AIM: Pick every line from the data that holds the word "this".

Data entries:
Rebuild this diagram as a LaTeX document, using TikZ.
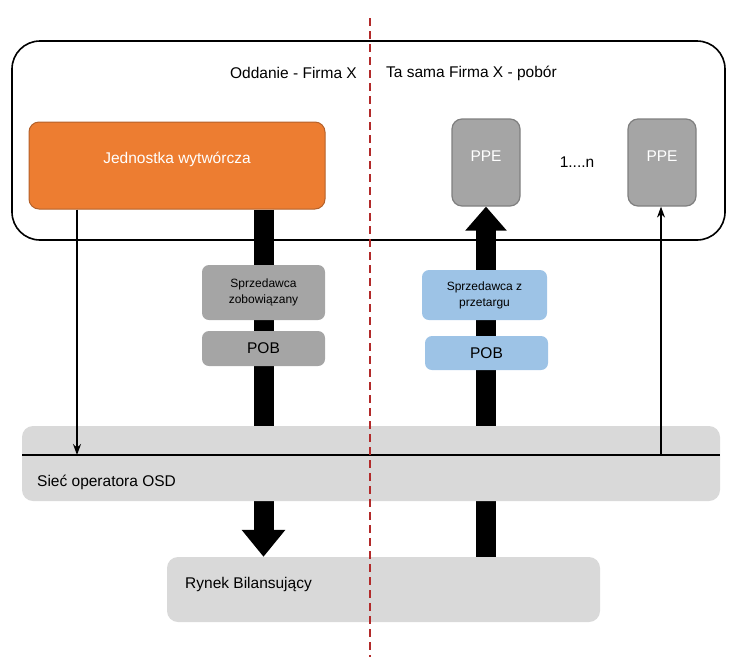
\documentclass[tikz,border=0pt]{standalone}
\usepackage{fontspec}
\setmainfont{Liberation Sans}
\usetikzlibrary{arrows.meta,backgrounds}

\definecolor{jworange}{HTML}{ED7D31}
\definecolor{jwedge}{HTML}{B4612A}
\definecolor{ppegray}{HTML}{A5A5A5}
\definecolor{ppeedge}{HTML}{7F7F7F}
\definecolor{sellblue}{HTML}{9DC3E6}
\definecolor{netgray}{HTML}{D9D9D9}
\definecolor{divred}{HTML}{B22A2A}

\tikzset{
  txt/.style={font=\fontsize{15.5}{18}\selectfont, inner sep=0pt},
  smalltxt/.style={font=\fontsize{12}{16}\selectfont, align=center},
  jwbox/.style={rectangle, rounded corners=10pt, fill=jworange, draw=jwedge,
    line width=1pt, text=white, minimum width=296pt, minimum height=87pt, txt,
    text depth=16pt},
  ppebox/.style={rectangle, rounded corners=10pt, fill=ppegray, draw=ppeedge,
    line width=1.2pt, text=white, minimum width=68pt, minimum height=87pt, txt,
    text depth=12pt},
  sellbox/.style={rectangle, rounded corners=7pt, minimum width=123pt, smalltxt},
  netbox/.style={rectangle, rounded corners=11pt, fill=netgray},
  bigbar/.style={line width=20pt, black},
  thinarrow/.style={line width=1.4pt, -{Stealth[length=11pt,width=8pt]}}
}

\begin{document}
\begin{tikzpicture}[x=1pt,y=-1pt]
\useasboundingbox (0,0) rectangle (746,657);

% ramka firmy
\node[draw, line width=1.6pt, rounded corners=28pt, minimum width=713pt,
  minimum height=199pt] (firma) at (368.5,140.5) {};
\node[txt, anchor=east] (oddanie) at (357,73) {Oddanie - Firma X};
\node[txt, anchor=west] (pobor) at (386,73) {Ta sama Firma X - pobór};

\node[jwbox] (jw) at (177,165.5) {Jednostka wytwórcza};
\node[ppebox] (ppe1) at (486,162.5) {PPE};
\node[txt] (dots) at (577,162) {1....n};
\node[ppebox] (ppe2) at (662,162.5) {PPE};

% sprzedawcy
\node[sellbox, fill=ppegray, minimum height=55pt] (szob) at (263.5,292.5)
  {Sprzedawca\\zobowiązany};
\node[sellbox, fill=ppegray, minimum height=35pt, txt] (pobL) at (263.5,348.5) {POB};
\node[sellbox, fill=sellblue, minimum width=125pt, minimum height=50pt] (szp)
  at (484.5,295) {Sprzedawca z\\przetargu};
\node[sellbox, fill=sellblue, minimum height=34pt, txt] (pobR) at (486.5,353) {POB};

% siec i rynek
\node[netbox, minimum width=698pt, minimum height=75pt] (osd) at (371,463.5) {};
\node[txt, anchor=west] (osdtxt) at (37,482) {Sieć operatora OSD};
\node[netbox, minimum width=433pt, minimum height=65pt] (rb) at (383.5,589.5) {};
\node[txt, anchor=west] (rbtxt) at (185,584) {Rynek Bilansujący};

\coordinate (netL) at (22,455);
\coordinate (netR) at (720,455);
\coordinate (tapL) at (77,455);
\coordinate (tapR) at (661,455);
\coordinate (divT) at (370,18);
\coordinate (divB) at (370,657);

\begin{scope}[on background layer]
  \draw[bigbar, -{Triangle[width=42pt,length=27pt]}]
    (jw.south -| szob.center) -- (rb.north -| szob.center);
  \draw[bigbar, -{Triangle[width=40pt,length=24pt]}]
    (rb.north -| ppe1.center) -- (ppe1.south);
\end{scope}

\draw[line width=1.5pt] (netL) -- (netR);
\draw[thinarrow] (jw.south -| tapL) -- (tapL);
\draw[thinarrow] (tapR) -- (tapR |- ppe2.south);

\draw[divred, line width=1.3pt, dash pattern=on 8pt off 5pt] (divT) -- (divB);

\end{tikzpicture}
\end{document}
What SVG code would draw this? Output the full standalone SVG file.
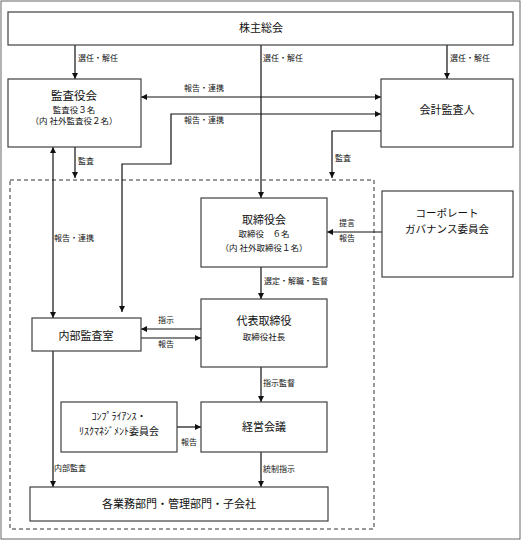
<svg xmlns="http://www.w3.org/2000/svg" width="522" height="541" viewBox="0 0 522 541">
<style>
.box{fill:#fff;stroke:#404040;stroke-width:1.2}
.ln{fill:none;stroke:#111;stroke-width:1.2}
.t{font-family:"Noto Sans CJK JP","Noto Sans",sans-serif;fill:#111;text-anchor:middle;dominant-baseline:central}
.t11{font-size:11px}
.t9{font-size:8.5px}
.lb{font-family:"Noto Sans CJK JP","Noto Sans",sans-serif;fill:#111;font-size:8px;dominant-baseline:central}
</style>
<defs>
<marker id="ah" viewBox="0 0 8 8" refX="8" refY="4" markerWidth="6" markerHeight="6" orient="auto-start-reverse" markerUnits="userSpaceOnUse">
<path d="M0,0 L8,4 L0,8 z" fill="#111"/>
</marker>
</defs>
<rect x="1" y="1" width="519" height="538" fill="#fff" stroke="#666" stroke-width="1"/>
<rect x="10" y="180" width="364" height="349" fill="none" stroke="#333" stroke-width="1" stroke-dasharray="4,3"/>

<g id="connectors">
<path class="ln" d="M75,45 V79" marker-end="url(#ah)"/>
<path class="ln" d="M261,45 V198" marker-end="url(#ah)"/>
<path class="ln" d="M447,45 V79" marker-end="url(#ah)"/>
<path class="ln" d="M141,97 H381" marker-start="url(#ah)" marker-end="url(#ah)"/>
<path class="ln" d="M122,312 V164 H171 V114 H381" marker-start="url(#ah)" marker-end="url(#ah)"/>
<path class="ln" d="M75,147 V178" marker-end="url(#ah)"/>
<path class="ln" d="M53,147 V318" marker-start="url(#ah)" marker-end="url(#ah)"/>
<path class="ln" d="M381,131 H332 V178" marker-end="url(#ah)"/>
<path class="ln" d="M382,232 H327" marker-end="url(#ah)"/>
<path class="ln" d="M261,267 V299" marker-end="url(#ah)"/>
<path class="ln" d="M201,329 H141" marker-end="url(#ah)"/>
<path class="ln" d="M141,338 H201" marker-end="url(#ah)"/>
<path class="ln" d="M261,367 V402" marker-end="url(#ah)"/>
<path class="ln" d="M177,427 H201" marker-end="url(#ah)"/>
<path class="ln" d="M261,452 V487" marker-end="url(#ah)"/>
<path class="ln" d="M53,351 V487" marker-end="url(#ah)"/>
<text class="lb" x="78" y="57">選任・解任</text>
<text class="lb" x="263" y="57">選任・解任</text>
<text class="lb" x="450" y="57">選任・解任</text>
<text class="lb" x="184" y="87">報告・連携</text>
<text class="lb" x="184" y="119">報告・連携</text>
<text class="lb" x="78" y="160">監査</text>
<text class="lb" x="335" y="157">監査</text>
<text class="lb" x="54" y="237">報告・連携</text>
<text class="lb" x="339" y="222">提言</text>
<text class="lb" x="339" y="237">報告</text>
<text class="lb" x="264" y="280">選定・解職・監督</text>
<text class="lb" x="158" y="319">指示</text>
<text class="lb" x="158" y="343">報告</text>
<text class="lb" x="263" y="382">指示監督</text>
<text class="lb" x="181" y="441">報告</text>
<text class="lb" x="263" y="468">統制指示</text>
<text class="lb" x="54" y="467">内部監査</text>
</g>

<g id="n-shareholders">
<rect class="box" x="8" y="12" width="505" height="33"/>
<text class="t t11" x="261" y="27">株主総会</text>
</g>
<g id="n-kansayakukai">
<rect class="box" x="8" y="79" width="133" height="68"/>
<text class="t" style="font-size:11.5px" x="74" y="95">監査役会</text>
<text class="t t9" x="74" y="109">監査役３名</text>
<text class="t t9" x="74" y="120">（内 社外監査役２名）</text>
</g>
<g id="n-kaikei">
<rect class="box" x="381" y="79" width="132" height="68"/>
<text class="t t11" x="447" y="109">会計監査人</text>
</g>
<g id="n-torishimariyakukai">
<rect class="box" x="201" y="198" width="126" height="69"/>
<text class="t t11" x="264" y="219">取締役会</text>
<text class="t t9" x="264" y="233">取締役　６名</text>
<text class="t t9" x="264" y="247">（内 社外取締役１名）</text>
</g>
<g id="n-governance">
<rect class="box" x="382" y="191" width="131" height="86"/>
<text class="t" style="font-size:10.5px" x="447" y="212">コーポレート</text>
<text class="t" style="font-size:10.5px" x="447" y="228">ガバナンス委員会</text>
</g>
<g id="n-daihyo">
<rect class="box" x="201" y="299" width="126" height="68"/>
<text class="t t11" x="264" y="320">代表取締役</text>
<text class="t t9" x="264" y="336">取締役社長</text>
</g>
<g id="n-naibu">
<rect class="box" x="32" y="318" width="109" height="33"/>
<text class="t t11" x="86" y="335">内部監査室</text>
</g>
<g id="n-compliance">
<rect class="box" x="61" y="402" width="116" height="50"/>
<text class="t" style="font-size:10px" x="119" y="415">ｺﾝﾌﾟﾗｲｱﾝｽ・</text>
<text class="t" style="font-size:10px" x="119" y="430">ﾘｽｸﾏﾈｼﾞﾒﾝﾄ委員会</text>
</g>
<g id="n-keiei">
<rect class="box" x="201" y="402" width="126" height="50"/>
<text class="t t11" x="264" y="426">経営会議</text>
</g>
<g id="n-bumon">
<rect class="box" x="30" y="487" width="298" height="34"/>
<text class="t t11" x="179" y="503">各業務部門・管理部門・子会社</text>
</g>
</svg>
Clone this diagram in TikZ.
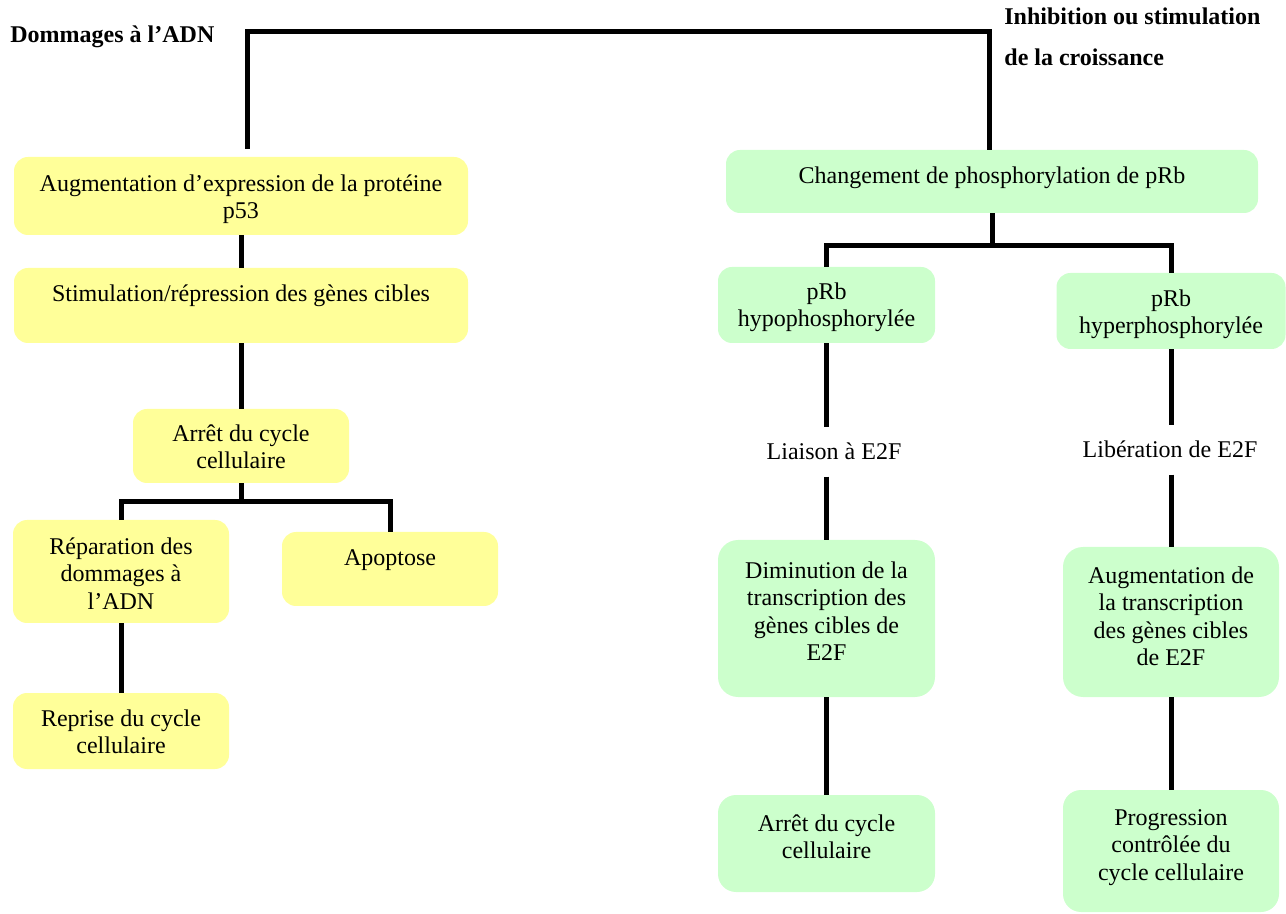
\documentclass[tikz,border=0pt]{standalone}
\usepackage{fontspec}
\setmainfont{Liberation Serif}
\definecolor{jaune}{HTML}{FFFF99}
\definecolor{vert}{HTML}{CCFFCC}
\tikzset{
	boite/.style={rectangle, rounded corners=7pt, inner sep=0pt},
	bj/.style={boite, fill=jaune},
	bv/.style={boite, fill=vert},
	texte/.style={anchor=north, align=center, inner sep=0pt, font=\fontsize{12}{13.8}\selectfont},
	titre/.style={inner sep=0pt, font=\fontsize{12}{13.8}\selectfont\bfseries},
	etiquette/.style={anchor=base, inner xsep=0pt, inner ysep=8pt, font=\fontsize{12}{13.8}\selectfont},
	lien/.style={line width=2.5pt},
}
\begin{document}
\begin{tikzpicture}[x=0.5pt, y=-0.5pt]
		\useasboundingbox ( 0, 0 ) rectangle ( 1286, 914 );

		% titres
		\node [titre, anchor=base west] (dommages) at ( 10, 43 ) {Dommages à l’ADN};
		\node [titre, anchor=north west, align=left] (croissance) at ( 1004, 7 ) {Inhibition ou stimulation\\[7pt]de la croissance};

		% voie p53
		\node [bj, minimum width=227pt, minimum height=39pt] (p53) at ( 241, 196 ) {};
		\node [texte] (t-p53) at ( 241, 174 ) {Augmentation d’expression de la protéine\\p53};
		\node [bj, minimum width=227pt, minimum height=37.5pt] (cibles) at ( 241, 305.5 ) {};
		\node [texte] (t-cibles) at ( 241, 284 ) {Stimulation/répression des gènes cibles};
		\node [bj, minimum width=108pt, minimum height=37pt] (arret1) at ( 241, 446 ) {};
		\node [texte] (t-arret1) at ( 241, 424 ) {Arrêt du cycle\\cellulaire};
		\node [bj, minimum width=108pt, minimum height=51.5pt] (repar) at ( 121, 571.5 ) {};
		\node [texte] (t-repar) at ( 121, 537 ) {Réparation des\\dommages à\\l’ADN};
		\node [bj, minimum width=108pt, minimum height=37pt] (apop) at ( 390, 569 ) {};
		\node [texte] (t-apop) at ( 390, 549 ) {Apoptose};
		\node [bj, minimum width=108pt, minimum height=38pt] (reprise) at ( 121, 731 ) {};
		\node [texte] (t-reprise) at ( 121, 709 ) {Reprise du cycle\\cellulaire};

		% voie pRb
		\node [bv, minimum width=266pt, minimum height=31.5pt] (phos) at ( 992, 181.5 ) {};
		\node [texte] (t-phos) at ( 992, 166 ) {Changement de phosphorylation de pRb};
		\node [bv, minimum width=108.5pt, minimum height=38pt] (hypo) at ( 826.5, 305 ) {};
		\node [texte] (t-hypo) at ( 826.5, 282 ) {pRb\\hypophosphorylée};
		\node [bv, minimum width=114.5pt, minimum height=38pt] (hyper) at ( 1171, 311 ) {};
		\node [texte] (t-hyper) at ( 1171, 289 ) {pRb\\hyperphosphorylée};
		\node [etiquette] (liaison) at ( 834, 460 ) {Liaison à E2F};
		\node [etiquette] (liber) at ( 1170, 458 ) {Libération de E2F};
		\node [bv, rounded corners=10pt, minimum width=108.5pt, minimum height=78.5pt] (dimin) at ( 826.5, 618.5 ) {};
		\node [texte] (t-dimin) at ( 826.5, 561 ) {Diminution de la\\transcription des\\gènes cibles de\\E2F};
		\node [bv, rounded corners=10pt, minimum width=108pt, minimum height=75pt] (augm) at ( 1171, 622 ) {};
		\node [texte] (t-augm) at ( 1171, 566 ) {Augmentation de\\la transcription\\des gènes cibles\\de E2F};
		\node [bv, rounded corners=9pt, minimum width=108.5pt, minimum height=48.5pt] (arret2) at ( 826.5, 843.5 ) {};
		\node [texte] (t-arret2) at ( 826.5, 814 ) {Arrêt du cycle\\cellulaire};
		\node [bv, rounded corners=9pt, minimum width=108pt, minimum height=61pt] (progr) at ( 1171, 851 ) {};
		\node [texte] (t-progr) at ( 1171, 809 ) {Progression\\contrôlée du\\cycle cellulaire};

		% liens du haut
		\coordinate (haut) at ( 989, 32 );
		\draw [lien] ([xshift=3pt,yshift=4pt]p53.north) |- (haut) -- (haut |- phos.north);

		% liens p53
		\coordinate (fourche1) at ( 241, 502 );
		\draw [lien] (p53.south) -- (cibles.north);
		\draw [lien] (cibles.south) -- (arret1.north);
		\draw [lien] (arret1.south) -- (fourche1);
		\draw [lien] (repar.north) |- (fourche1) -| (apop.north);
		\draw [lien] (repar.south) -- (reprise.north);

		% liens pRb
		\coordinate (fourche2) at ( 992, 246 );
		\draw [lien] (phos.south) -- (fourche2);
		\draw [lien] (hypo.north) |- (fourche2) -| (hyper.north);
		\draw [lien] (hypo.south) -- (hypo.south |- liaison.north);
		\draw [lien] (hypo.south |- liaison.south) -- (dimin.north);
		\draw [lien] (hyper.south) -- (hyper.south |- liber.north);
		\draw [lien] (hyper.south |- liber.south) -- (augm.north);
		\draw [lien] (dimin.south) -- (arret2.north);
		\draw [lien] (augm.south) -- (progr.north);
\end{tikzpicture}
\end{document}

REPLY:
Rebuild this diagram as a LaTeX document, using TikZ.
What SVG code would draw this? Output the full standalone SVG file.
Clone this diagram in TikZ.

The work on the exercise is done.